Waits signed with Asylum Records in 1972, and after numerous abortive recording sessions, his first record — the jazzy, folk-tinged Closing Time — was released in 1973. The album, which was produced and arranged by former Lovin' Spoonful member Jerry Yester, received positive reviews, but Waits did not gain widespread attention until a number of the album's tracks were covered by more prominent artists.
Later in 1973, Tim Buckley released the album Sefronia, which contained a cover version of Waits' song "Martha" from Closing Time, the first-ever cover of a Tom Waits song by a known artist.
Waits is well-known for his distinctive voice, described by critic Daniel Durchholz as sounding "like it was soaked in a vat of bourbon, left hanging in the smokehouse for a few months, and then taken outside and run over with a car."

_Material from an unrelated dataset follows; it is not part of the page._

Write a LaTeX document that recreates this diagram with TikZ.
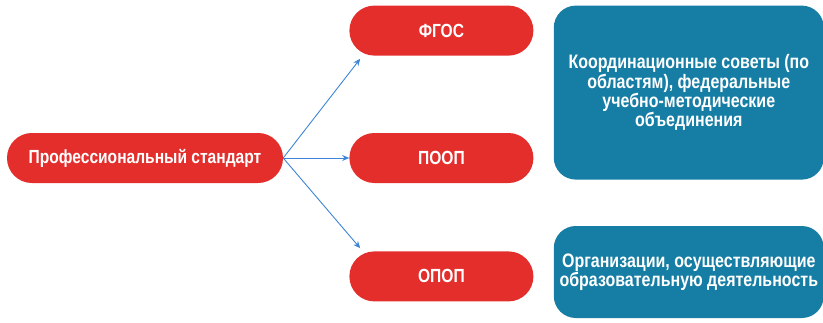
\documentclass[tikz,border=0pt]{standalone}
\usepackage{fontspec}
\setmainfont{Liberation Sans}[FakeStretch=0.82]
\usetikzlibrary{positioning,arrows.meta}

\definecolor{stdred}{HTML}{E32E2C}
\definecolor{orgblue}{HTML}{167EA4}
\definecolor{linkblue}{HTML}{3D84D8}

\tikzset{
  pill/.style={fill=stdred, text=white, rounded corners=24.9pt,
    minimum width=184pt, minimum height=50pt, inner sep=0pt,
    font=\bfseries\fontsize{19}{22}\selectfont},
  orgbox/.style={fill=orgblue, text=white, rounded corners=22pt,
    minimum width=270pt, inner sep=0pt, align=center,
    font=\bfseries\fontsize{19.5}{18}\selectfont},
  link/.style={draw=linkblue, line width=0.9pt, -{Stealth[length=7pt,width=6pt]}}
}

\begin{document}
\begin{tikzpicture}[x=1pt,y=-1pt]
      \useasboundingbox (0,0) rectangle (823,322);

      \node[pill, minimum width=276pt] (std) at (145,158) {Профессиональный стандарт};

      \node[pill, right=66pt of std] (poop) {ПООП};
      \node[pill, above=77pt of poop] (fgos) {ФГОС};
      \node[pill, below=68pt of poop] (opop) {ОПОП};

      \node[orgbox, minimum height=174pt, right=20pt of fgos.north east, anchor=north west] (council)
        {Координационные советы (по\\ областям), федеральные\\ учебно-методические\\ объединения};
      \node[orgbox, minimum height=92pt, below=46pt of council] (orgs)
        {Организации, осуществляющие\\ образовательную деятельность};

      \draw[link] (std.east) -- ([xshift=11pt,yshift=-3pt]fgos.south west);
      \draw[link] (std.east) -- (poop.west);
      \draw[link] (std.east) -- ([xshift=11pt,yshift=3pt]opop.north west);
    \end{tikzpicture}
\end{document}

With his trademark growl, his pre-rock music styles incorporating blues, jazz, and vaudeville, and experimental tendencies verging on industrial music, Waits' songs often feature portrayals of grotesque, often seedy characters and places. However, he's also capable of producing conventional ballads.
He has a cult following and has influenced subsequent songwriters despite having little radio or music video support. His songs are best-known to the general public in the form of cover versions by more visible artists such as "Jersey Girl," by Bruce Springsteen and "Downtown Train," by Rod Stewart.
Waits' albums have met with mixed commercial success in the U.S., but have achieved gold album sales status in other countries. He has been nominated for a number of major music awards and has won Grammy Awards for two albums, Bone Machine and Mule Variations.